Mrs. Kumaratunga was injured by the bomb and refused to leave her home Tuesday to cast her ballot, but other arrangements were made for her to vote.

The Commission said about 73 percent of the 11.7 million voters cast ballots, despite threats from Tamil rebels to disrupt the voting.

The independent Center for Monitoring Election Violence said the poll was marred by election violations, including systematic impersonations and ballot-stuffing.

"The result of this election has been irredeemably compromised," said the organization's director, Paikiyasothy Saravanamuttu.

Because of irregularities, the monitors said the election should be nullified in the entire northeast region and polling should be held again. The northeast is the Tamil-dominated area where the rebels want to carve out an independent Tamil state.

Another monitor, Kingsley Rodrigo, said the center had received more than 350 complaints of election violations.

At least seven people died in poll violence.
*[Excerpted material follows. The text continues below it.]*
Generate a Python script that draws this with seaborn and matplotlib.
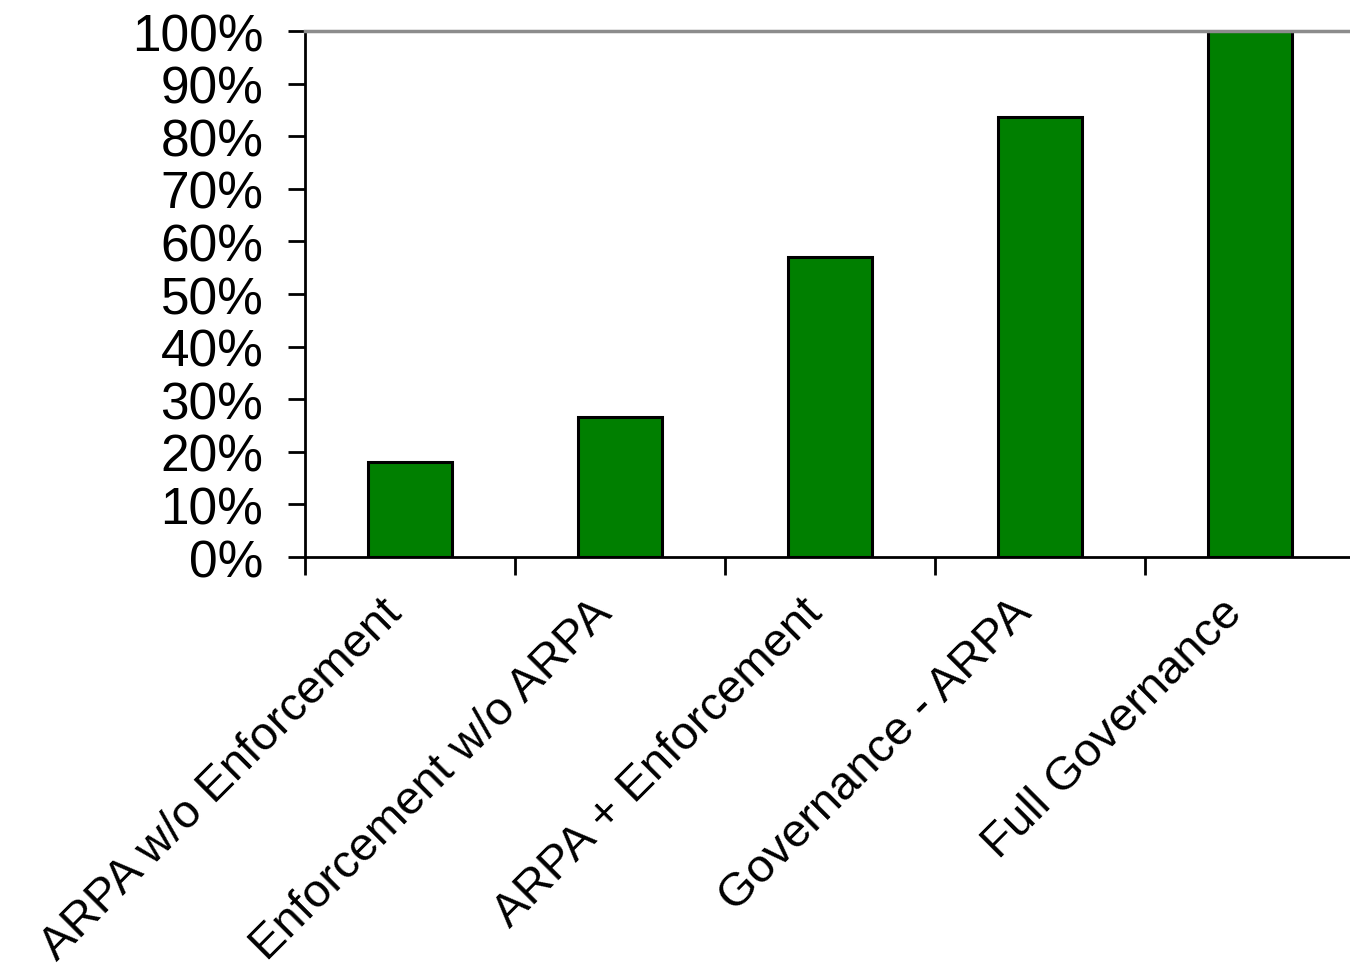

In scattered election violence, three men believed to have been supporters of Mrs. Kumaratunga died when unidentified attackers threw hand grenades at them near the town of Dumbalasuriya, about 40 miles (65 kilometers) north of Colombo. Another man died in the same area, and one was seriously wounded in a confrontation with police. Three more bodies were recovered across the country and police attributed the deaths to poll related violence.

A total of 11 candidates are in the race, but the real contest was between Mrs. Kumaratunga and opposition leader Wickremesinghe, who has rejected her approach to militarily crush the separatist rebels of the Liberation Tigers of Tamil Eelam if they don't surrender their weapons and return to the negotiating table.

Tamil rebels are waging a war for an independent homeland for the country's minority Tamils. An estimated 61,000 people have died in the 16-year-old insurrection and 1.2 million have been made homeless in the island off India's southeast coast.

Tamils have a language, religion and culture distinct from that of the Sinhalese. The two groups have periodically fought over territory for 1,000 years.

Wickremesinghe has said he would abandon the military option and open unconditional peace talks with the Tamil Tigers, although he has not said what peace proposals he would offer the rebels.

Mrs. Kumaratunga has drawn up a constitutional reform package extending autonomy to the provinces, including the Tamil-dominated areas, in hopes of satisfying moderate Tamils.

After two bombings over the weekend by suspected Tamil rebels, Sri Lanka called in army and anti-terrorist commandos to beef up security across the island on polling day.

With the vote apparently split among the Sinhalese majority, minorities could determine the outcome. More than 12 percent of the electorate are Tamils who live in the districts Tamil rebels want for a homeland.